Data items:
════════════════

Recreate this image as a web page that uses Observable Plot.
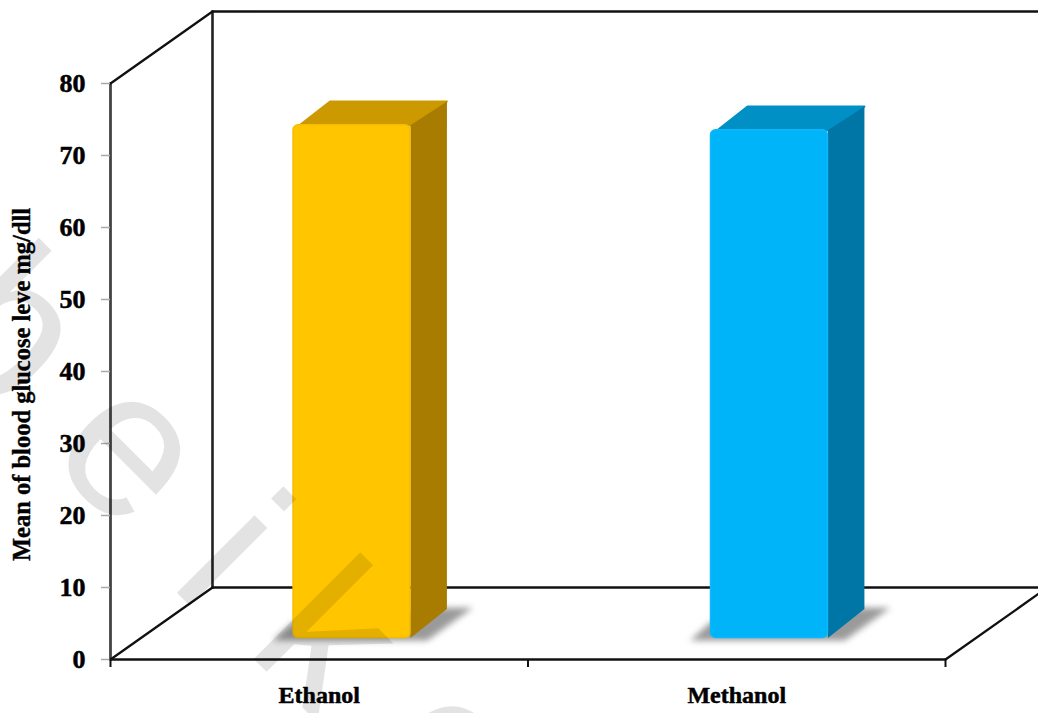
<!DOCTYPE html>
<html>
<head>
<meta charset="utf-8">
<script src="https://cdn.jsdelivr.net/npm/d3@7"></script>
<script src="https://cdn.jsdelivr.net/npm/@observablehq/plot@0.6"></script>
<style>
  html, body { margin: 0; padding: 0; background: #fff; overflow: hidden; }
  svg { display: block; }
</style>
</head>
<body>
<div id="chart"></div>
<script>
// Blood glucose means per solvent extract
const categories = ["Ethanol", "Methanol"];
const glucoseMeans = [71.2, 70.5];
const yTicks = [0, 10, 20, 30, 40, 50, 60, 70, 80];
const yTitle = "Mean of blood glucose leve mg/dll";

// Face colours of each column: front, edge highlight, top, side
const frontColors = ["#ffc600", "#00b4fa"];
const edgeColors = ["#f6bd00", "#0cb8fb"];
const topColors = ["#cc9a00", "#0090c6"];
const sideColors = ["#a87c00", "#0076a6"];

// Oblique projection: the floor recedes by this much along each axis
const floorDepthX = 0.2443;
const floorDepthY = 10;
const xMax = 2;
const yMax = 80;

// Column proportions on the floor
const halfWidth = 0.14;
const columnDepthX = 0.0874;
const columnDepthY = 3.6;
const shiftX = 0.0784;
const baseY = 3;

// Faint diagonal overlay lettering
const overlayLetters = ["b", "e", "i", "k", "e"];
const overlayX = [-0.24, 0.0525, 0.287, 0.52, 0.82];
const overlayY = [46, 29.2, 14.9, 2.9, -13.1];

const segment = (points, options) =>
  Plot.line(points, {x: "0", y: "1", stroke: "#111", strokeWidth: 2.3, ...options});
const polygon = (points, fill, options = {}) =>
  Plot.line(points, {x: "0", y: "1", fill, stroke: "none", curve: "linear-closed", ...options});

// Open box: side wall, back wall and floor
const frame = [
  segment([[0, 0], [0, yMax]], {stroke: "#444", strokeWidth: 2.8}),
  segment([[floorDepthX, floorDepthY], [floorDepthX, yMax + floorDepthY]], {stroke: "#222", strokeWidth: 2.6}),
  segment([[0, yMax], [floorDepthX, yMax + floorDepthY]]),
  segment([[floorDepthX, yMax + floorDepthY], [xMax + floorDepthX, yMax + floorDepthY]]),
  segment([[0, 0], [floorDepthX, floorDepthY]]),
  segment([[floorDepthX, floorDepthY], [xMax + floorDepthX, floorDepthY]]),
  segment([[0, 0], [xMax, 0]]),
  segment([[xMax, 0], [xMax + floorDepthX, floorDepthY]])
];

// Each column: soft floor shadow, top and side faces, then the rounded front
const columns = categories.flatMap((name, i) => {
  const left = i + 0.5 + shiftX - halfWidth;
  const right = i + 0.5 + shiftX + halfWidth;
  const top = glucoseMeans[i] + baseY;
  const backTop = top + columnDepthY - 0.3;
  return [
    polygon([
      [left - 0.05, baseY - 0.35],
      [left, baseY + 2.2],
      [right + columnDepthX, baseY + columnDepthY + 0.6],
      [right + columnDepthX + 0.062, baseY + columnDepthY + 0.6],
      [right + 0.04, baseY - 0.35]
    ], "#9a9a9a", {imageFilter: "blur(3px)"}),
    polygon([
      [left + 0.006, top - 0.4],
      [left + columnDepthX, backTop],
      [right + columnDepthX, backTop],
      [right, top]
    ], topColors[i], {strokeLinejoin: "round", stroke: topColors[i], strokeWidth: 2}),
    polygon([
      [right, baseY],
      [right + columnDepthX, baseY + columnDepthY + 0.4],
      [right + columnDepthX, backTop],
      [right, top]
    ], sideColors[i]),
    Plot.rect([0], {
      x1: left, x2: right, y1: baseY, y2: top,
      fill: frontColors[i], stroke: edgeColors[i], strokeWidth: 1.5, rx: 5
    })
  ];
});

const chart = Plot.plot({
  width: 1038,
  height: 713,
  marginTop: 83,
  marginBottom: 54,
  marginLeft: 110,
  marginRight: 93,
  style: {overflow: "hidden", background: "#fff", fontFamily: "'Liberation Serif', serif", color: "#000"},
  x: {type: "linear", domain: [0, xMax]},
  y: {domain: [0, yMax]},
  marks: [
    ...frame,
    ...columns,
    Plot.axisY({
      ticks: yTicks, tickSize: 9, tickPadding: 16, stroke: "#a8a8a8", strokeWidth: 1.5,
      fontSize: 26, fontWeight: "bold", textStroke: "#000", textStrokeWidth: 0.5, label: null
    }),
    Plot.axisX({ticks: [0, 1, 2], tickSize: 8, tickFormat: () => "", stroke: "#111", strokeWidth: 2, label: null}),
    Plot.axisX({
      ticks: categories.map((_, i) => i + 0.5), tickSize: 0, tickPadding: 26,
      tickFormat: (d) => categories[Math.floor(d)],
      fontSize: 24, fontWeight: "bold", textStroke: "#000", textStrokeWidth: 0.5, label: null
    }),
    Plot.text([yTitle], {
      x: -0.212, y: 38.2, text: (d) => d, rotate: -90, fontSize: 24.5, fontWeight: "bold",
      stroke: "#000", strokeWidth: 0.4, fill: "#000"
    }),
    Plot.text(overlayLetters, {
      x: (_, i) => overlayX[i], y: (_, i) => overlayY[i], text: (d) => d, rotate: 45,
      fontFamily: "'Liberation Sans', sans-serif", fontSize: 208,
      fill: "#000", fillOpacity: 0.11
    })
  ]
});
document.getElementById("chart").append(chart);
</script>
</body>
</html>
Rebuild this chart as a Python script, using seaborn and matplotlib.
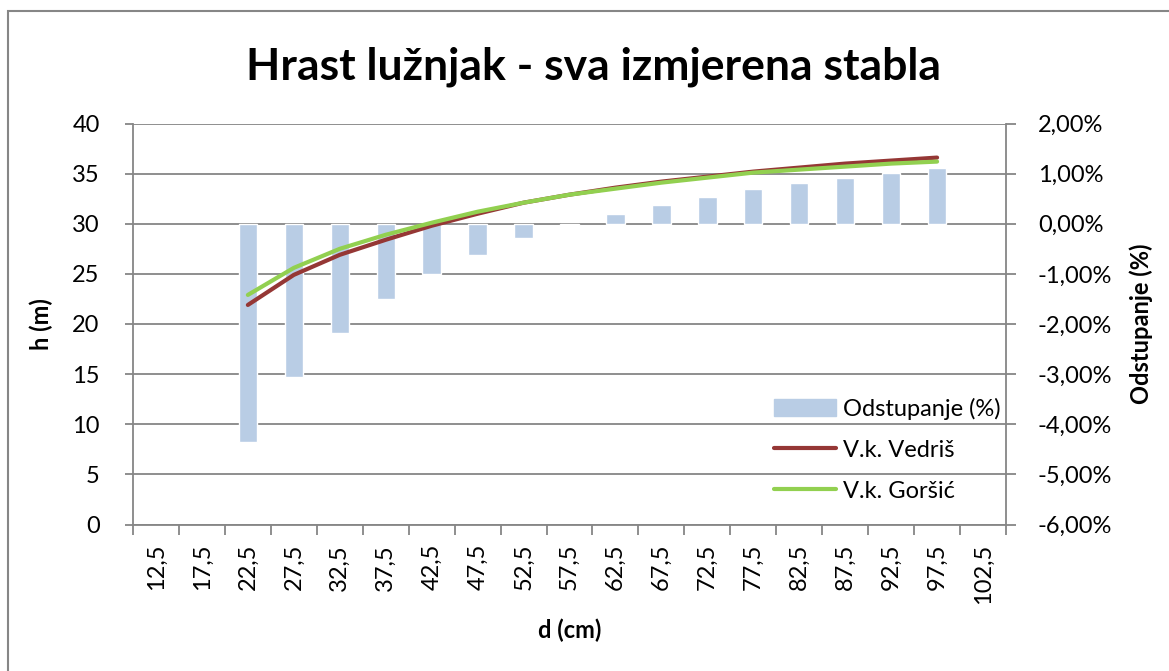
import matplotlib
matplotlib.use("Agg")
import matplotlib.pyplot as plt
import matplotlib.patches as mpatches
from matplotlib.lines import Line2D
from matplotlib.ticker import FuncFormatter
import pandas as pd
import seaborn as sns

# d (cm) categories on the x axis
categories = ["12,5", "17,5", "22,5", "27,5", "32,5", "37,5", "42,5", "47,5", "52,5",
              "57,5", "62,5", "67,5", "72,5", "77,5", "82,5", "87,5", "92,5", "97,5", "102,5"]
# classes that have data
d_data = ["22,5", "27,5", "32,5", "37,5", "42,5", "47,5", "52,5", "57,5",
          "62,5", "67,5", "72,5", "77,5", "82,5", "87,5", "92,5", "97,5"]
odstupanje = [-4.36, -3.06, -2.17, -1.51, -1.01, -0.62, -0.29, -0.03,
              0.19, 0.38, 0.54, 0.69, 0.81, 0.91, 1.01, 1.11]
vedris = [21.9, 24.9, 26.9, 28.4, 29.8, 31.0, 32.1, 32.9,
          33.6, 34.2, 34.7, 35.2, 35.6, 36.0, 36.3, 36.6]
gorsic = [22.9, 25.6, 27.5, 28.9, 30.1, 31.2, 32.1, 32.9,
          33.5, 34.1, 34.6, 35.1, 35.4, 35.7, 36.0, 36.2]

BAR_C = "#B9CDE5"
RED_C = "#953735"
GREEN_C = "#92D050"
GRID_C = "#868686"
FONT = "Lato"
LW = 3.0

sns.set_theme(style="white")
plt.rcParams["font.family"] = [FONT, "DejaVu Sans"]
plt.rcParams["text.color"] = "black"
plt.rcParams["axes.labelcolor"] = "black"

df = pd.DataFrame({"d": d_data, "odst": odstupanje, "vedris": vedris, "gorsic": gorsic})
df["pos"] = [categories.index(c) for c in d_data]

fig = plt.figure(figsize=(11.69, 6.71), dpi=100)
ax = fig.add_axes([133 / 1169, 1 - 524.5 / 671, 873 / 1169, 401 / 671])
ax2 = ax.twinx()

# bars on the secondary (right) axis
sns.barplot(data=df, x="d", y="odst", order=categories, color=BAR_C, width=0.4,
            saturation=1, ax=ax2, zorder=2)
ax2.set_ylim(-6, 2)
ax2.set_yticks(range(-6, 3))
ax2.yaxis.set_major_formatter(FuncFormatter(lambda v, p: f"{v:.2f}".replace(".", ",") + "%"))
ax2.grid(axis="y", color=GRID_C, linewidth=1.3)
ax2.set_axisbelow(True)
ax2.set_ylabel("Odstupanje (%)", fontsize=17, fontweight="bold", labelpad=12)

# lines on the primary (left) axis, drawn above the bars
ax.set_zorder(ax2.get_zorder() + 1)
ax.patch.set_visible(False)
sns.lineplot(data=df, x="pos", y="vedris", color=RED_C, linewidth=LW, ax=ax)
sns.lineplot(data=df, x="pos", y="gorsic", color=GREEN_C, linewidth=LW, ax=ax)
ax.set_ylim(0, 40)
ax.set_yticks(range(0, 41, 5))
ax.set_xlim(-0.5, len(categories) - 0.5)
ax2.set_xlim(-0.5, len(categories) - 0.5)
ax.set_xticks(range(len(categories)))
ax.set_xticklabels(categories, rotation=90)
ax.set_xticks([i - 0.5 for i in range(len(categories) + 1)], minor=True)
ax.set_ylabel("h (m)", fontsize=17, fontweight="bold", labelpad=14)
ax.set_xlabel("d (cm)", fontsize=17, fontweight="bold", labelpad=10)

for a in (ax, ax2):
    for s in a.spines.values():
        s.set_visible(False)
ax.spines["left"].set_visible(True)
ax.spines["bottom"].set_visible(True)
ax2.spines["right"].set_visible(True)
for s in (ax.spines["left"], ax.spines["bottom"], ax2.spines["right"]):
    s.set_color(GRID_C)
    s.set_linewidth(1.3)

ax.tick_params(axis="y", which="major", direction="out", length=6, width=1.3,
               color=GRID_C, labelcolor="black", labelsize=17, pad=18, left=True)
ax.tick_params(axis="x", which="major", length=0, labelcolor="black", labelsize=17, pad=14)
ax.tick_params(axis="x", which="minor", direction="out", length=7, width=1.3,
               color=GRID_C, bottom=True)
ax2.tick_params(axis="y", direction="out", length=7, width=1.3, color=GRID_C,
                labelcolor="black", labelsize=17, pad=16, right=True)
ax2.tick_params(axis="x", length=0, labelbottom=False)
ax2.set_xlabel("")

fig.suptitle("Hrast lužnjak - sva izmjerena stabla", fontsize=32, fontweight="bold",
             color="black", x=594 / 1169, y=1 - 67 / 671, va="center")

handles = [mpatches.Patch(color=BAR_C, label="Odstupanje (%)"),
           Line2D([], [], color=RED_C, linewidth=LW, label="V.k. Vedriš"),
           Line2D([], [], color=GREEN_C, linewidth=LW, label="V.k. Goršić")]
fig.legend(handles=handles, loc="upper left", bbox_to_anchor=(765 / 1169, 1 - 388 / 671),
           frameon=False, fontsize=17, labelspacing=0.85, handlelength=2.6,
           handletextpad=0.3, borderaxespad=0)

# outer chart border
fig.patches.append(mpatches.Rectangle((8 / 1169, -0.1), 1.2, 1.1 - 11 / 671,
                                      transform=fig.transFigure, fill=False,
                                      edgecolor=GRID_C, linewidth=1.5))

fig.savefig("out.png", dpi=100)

════════════════

◆ Short exercise: Repeat the lines from where the entries begin to the line with "const overlayY = [46, 29.2, 14.9, 2.9, -13.1];", both included. Any picture is left out.

◆ Output for this task:
Recreate this image as a web page that uses Observable Plot.
<!DOCTYPE html>
<html>
<head>
<meta charset="utf-8">
<script src="https://cdn.jsdelivr.net/npm/d3@7"></script>
<script src="https://cdn.jsdelivr.net/npm/@observablehq/plot@0.6"></script>
<style>
  html, body { margin: 0; padding: 0; background: #fff; overflow: hidden; }
  svg { display: block; }
</style>
</head>
<body>
<div id="chart"></div>
<script>
// Blood glucose means per solvent extract
const categories = ["Ethanol", "Methanol"];
const glucoseMeans = [71.2, 70.5];
const yTicks = [0, 10, 20, 30, 40, 50, 60, 70, 80];
const yTitle = "Mean of blood glucose leve mg/dll";

// Face colours of each column: front, edge highlight, top, side
const frontColors = ["#ffc600", "#00b4fa"];
const edgeColors = ["#f6bd00", "#0cb8fb"];
const topColors = ["#cc9a00", "#0090c6"];
const sideColors = ["#a87c00", "#0076a6"];

// Oblique projection: the floor recedes by this much along each axis
const floorDepthX = 0.2443;
const floorDepthY = 10;
const xMax = 2;
const yMax = 80;

// Column proportions on the floor
const halfWidth = 0.14;
const columnDepthX = 0.0874;
const columnDepthY = 3.6;
const shiftX = 0.0784;
const baseY = 3;

// Faint diagonal overlay lettering
const overlayLetters = ["b", "e", "i", "k", "e"];
const overlayX = [-0.24, 0.0525, 0.287, 0.52, 0.82];
const overlayY = [46, 29.2, 14.9, 2.9, -13.1];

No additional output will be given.